See, also, recital 46 of that regulation. It should also be noted that, according to Section 2.9 of the Sirene Manual contained in the annex to Commission Implementing Decision (EU) 2015/219 of 29 January 2015 replacing the Annex to Implementing Decision 2013/115/EU on the Sirene Manual and other implementing measures for the second generation Schengen Information System (SIS II) (OJ 2015 L 44, p. 75), ‘as soon as the conditions for maintaining the alert are no longer fulfilled, the issuing Member State shall delete the alert without delay’.

22

See Article 53(5) of the SIS Regulation.

23

See Article 53(6) of the SIS Regulation.

See, by analogy, judgment of 15 December 2022, Lietuva Respublikos vidaus reikalų ministerija (Registration of reported vehicles) (C‑88/21, EU:C:2022:982, paragraphs 46 and 47). I also note that Article 55(1) of the SIS Regulation refers, in its last sentence, to Article 53 of that regulation, which supports that interpretation.

25

C‑318/24 PPU, EU:C:2024:658.

26

Judgment of 29 July 2024, Breian (C‑318/24 PPU, EU:C:2024:658, paragraph 48).

27

See judgment of 29 July 2024, Breian (C‑318/24 PPU, EU:C:2024:658, paragraph 49).

28

See judgment of 29 July 2024, Breian (C‑318/24 PPU, EU:C:2024:658, paragraph 51 and the case-law cited). However, the Court stated in that judgment that it follows from its case-law that, since maintaining a European arrest warrant which another Member State has refused to execute may result in the arrest of the person in respect of whom it has been issued in another Member State and, therefore, may prejudice that person’s individual freedom, it is for the issuing judicial authority to examine whether, in the light of the particular circumstances of the case, it is proportionate to maintain that warrant.

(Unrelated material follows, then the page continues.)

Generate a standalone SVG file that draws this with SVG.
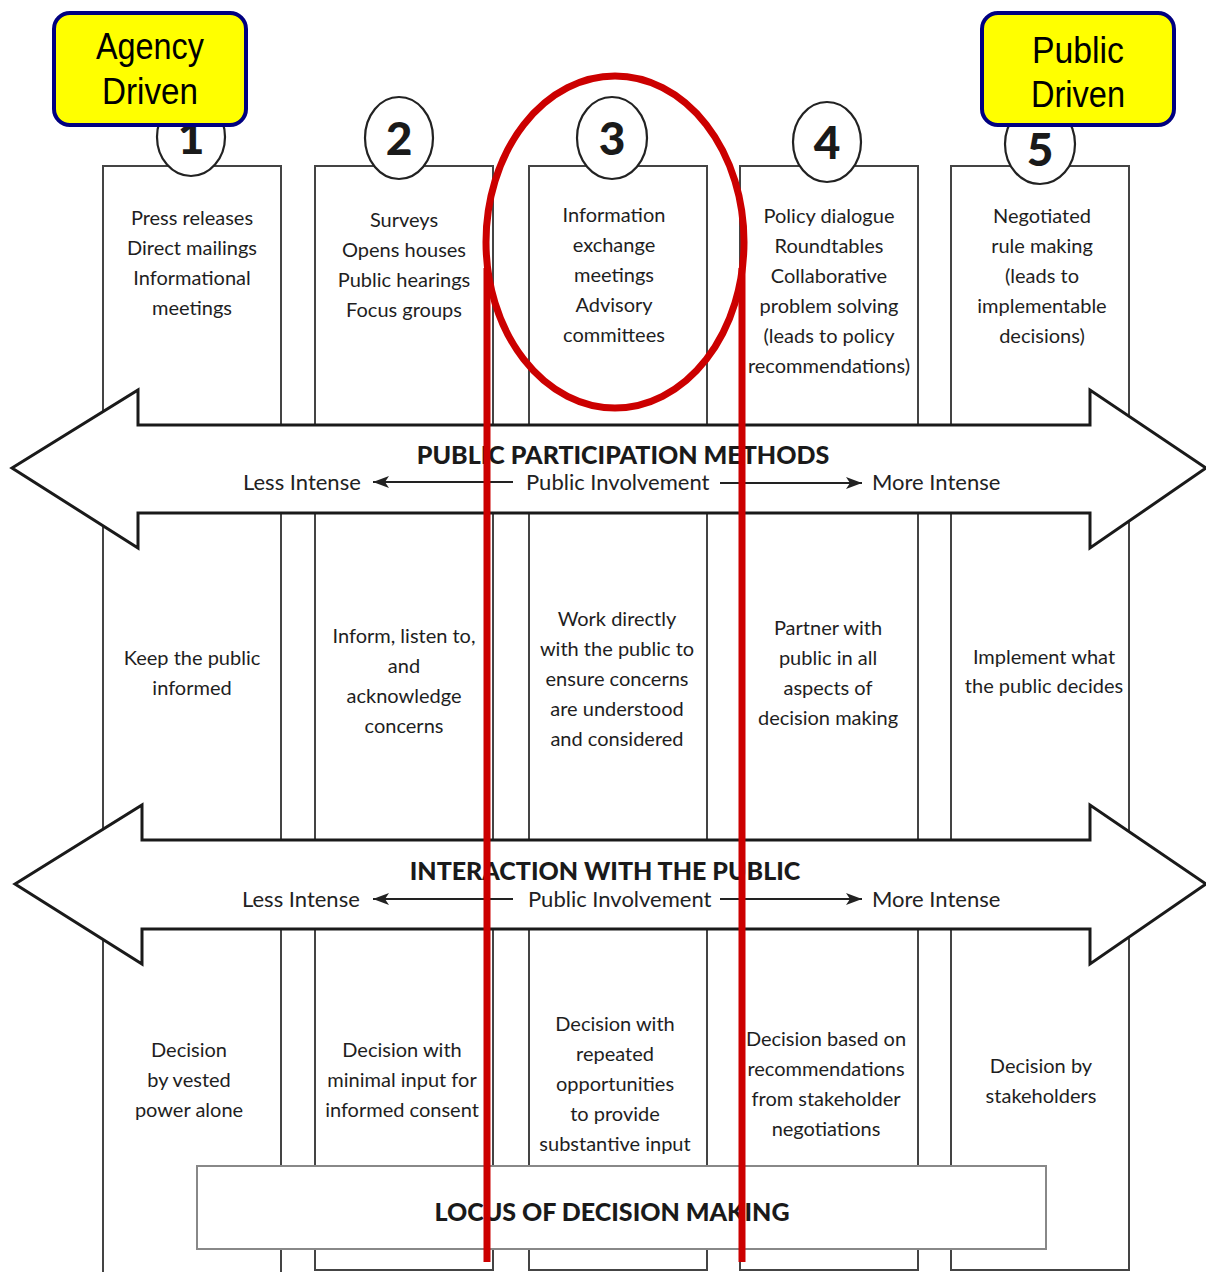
<svg xmlns="http://www.w3.org/2000/svg" width="1206" height="1272" viewBox="0 0 1206 1272">
<defs>
<style>
.col{fill:none;stroke:#444;stroke-width:2}
.circ{fill:#fff;stroke:#222;stroke-width:2.2}
.num{font-family:Lato,"DejaVu Sans",sans-serif;font-weight:900;font-size:46px;fill:#1a1a1a;text-anchor:middle}
.t{font-family:Lato,"DejaVu Sans",sans-serif;font-size:20px;fill:#1e1e1e;text-anchor:middle}
.lab{font-family:Lato,"DejaVu Sans",sans-serif;font-size:22px;fill:#222}
.head{font-family:Lato,"DejaVu Sans",sans-serif;font-weight:900;font-size:25px;fill:#1a1a1a;text-anchor:middle}
.big{fill:#fff;stroke:#1a1a1a;stroke-width:3;stroke-linejoin:miter}
.small{stroke:#222;stroke-width:2;fill:none}
.red{stroke:#cc0000;stroke-width:7;fill:none}
.yel{fill:#ffff00;stroke:#000080;stroke-width:4}
.yt{font-family:"Liberation Sans",Arial,sans-serif;font-size:37px;fill:#000;text-anchor:middle}
</style>
<marker id="ah2" viewBox="0 0 16 12" refX="16" refY="6" markerWidth="16" markerHeight="12" markerUnits="userSpaceOnUse" orient="auto">
<path d="M0,0 L16,6 L0,12 L4,6 Z" fill="#222"/>
</marker>
</defs>
<rect width="1206" height="1272" fill="#fff"/>

<g id="columns">
<path class="col" d="M103,1272 V166 H281 V1272"/>
<path class="col" d="M315,1270 V166 H493 V1270 Z"/>
<path class="col" d="M529,1270 V166 H707 V1270 Z"/>
<path class="col" d="M740,1270 V166 H918 V1270 Z"/>
<path class="col" d="M951,1270 V166 H1129 V1270 Z"/>
</g>

<g id="col1-methods">
<ellipse class="circ" cx="191" cy="137" rx="34" ry="39"/>
<text class="num" x="191" y="154">1</text>
<text class="t" x="192" y="225">Press releases</text>
<text class="t" x="192" y="255">Direct mailings</text>
<text class="t" x="192" y="285">Informational</text>
<text class="t" x="192" y="315">meetings</text>
</g>
<g id="col2-methods">
<ellipse class="circ" cx="399" cy="138" rx="34" ry="41"/>
<text class="num" x="399" y="155">2</text>
<text class="t" x="404" y="227">Surveys</text>
<text class="t" x="404" y="257">Opens houses</text>
<text class="t" x="404" y="287">Public hearings</text>
<text class="t" x="404" y="317">Focus groups</text>
</g>
<g id="col3-methods">
<ellipse class="circ" cx="612" cy="138" rx="35" ry="41"/>
<text class="num" x="612" y="155">3</text>
<text class="t" x="614" y="222">Information</text>
<text class="t" x="614" y="252">exchange</text>
<text class="t" x="614" y="282">meetings</text>
<text class="t" x="614" y="312">Advisory</text>
<text class="t" x="614" y="342">committees</text>
</g>
<g id="col4-methods">
<ellipse class="circ" cx="827" cy="142" rx="34" ry="40"/>
<text class="num" x="827" y="159">4</text>
<text class="t" x="829" y="223">Policy dialogue</text>
<text class="t" x="829" y="253">Roundtables</text>
<text class="t" x="829" y="283">Collaborative</text>
<text class="t" x="829" y="313">problem solving</text>
<text class="t" x="829" y="343">(leads to policy</text>
<text class="t" x="829" y="373">recommendations)</text>
</g>
<g id="col5-methods">
<ellipse class="circ" cx="1040" cy="144" rx="35" ry="40"/>
<text class="num" x="1040" y="166">5</text>
<text class="t" x="1042" y="223">Negotiated</text>
<text class="t" x="1042" y="253">rule making</text>
<text class="t" x="1042" y="283">(leads to</text>
<text class="t" x="1042" y="313">implementable</text>
<text class="t" x="1042" y="343">decisions)</text>
</g>

<g id="col1-interaction">
<text class="t" x="192" y="665">Keep the public</text>
<text class="t" x="192" y="695">informed</text>
</g>
<g id="col2-interaction">
<text class="t" x="404" y="643">Inform, listen to,</text>
<text class="t" x="404" y="673">and</text>
<text class="t" x="404" y="703">acknowledge</text>
<text class="t" x="404" y="733">concerns</text>
</g>
<g id="col3-interaction">
<text class="t" x="617" y="626">Work directly</text>
<text class="t" x="617" y="656">with the public to</text>
<text class="t" x="617" y="686">ensure concerns</text>
<text class="t" x="617" y="716">are understood</text>
<text class="t" x="617" y="746">and considered</text>
</g>
<g id="col4-interaction">
<text class="t" x="828" y="635">Partner with</text>
<text class="t" x="828" y="665">public in all</text>
<text class="t" x="828" y="695">aspects of</text>
<text class="t" x="828" y="725">decision making</text>
</g>
<g id="col5-interaction">
<text class="t" x="1044" y="664">Implement what</text>
<text class="t" x="1044" y="693">the public decides</text>
</g>

<g id="col1-decision">
<text class="t" x="189" y="1057">Decision</text>
<text class="t" x="189" y="1087">by vested</text>
<text class="t" x="189" y="1117">power alone</text>
</g>
<g id="col2-decision">
<text class="t" x="402" y="1057">Decision with</text>
<text class="t" x="402" y="1087">minimal input for</text>
<text class="t" x="402" y="1117">informed consent</text>
</g>
<g id="col3-decision">
<text class="t" x="615" y="1031">Decision with</text>
<text class="t" x="615" y="1061">repeated</text>
<text class="t" x="615" y="1091">opportunities</text>
<text class="t" x="615" y="1121">to provide</text>
<text class="t" x="615" y="1151">substantive input</text>
</g>
<g id="col4-decision">
<text class="t" x="826" y="1046">Decision based on</text>
<text class="t" x="826" y="1076">recommendations</text>
<text class="t" x="826" y="1106">from stakeholder</text>
<text class="t" x="826" y="1136">negotiations</text>
</g>
<g id="col5-decision">
<text class="t" x="1041" y="1073">Decision by</text>
<text class="t" x="1041" y="1103">stakeholders</text>
</g>

<g id="methods-arrow">
<path class="big" d="M12,468 L138,390 L138,425 L1090,425 L1090,390 L1206,468 L1090,548 L1090,513 L138,513 L138,548 Z"/>
<text class="head" x="623" y="464">PUBLIC PARTICIPATION METHODS</text>
<text class="lab" x="243" y="490">Less Intense</text>
<text class="lab" x="526" y="490">Public Involvement</text>
<text class="lab" x="872" y="490">More Intense</text>
</g>
<g id="interaction-arrow">
<path class="big" d="M15,884 L142,805 L142,840 L1090,840 L1090,805 L1206,884 L1090,964 L1090,929 L142,929 L142,964 Z"/>
<text class="head" x="605" y="880">INTERACTION WITH THE PUBLIC</text>
<text class="lab" x="242" y="907">Less Intense</text>
<text class="lab" x="528" y="907">Public Involvement</text>
<text class="lab" x="872" y="907">More Intense</text>
</g>

<g id="connectors">
<line class="small" x1="513" y1="482" x2="373" y2="482" marker-end="url(#ah2)"/>
<line class="small" x1="720" y1="483" x2="862" y2="483" marker-end="url(#ah2)"/>
<line class="small" x1="513" y1="899" x2="373" y2="899" marker-end="url(#ah2)"/>
<line class="small" x1="720" y1="899" x2="862" y2="899" marker-end="url(#ah2)"/>
</g>

<g id="locus">
<rect x="197" y="1166" width="849" height="83" fill="#fff" stroke="#888" stroke-width="2"/>
<text class="head" x="612" y="1221">LOCUS OF DECISION MAKING</text>
</g>

<g id="agency-driven">
<rect class="yel" x="54" y="13" width="192" height="112" rx="16"/>
<text class="yt" x="150" y="59" textLength="108" lengthAdjust="spacingAndGlyphs">Agency</text>
<text class="yt" x="150" y="104" textLength="96" lengthAdjust="spacingAndGlyphs">Driven</text>
</g>
<g id="public-driven">
<rect class="yel" x="982" y="13" width="192" height="112" rx="16"/>
<text class="yt" x="1078" y="63" textLength="92" lengthAdjust="spacingAndGlyphs">Public</text>
<text class="yt" x="1078" y="107" textLength="94" lengthAdjust="spacingAndGlyphs">Driven</text>
</g>

<g id="highlight">
<ellipse class="red" cx="615" cy="242" rx="129" ry="166"/>
<line class="red" x1="487" y1="268" x2="487" y2="1262"/>
<line class="red" x1="742" y1="268" x2="742" y2="1262"/>
</g>
</svg>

In the context of such an examination, it is for that authority, inter alia, to take into account the nature and gravity of the offence for which the requested person is being prosecuted, the consequences for that person of the maintenance of that European arrest warrant issued against him or her and the prospects of execution of that arrest warrant (paragraph 54 and the case-law cited).

29

C‑305/22, EU:C:2024:508.

30

It is apparent from the case-law of the Court that ‘Article 8(2) to (4) of Framework Decision 2008/909 … lays down strict conditions for the adaptation, by the competent authority of the executing State, of the sentence handed down in the issuing State, those conditions being the sole exceptions to the obligation imposed on that authority, under Article 8(1) of that framework decision, to recognise a judgment which has been forwarded to it and forthwith take all the necessary measures for the enforcement of the sentence, which is to correspond in its length and nature to the sentences imposed in the judgment delivered in the issuing State’: see, in particular, judgment of 15 April 2021, AV (Aggregate sentence) (C‑221/19, EU:C:2021:278, paragraph 35 and the case-law cited). Moreover, it follows from Article 12(1), Article 13 and Article 21(e) of Framework Decision 2008/909, taken together, first, that the competent authority of the executing Member State must inform the issuing Member State of any decision to adapt the sentence in accordance with Article 8(2) and (3) of that framework decision and, second, that the issuing Member State, where it does not agree with the decision to adapt the sentence and as long as the enforcement of the sentence in the executing State has not begun, may withdraw the certificate from that State (which presupposes that the certificate has been previously forwarded by the competent authority of the issuing Member State in accordance with Article 4(2) of that framework decision). I would add that a distinction should be drawn between the cases where the sentence may be adapted as provided for in Article 8(2) to (4) of Framework Decision 2008/909 and the procedure for enforcement of that sentence which, under Article 17(1) of that framework decision, is governed by the law of the executing Member State. In that regard, the Court has stated, inter alia, that that provision covers measures seeking to ensure the physical enforcement of a custodial sentence: see judgment of 15 April 2021, AV (Aggregate sentence) (C‑221/19, EU:C:2021:278, paragraph 39). That distinction lies at the heart of the case currently pending, Fira

(C‑215/24), concerning the suspension by a judicial authority of the executing Member State of the prison sentence imposed by a judicial authority of the issuing Member State.

31See, in particular, judgment of 6 June 2023, O. G. (European arrest warrant issued against a third-country national) (C‑700/21, EU:C:2023:444, paragraph 48 and the case-law cited). Moreover, any refusal to execute a European arrest warrant must be preceded by the executing judicial authority’s examination of whether it is actually possible to execute the sentence in accordance with its domestic law: see, in particular, judgment of 24 June 2019, Popławski (C‑573/17, EU:C:2019:530, paragraph 88 and the case-law cited).

32The recognition of the conviction by the executing Member State also implies that, in accordance with Article 19(2) of Framework Decision 2008/909, ‘only the issuing State may decide on applications for review of the judgment imposing the sentence to be enforced under this Framework Decision’.

33C‑158/21, EU:C:2023:57.

34See judgment of 31 January 2023, Puig Gordi and Others (C‑158/21, EU:C:2023:57, paragraph 88). The existence of such a limitation period in the present case was also challenged in detail by the Romanian Government at the hearing.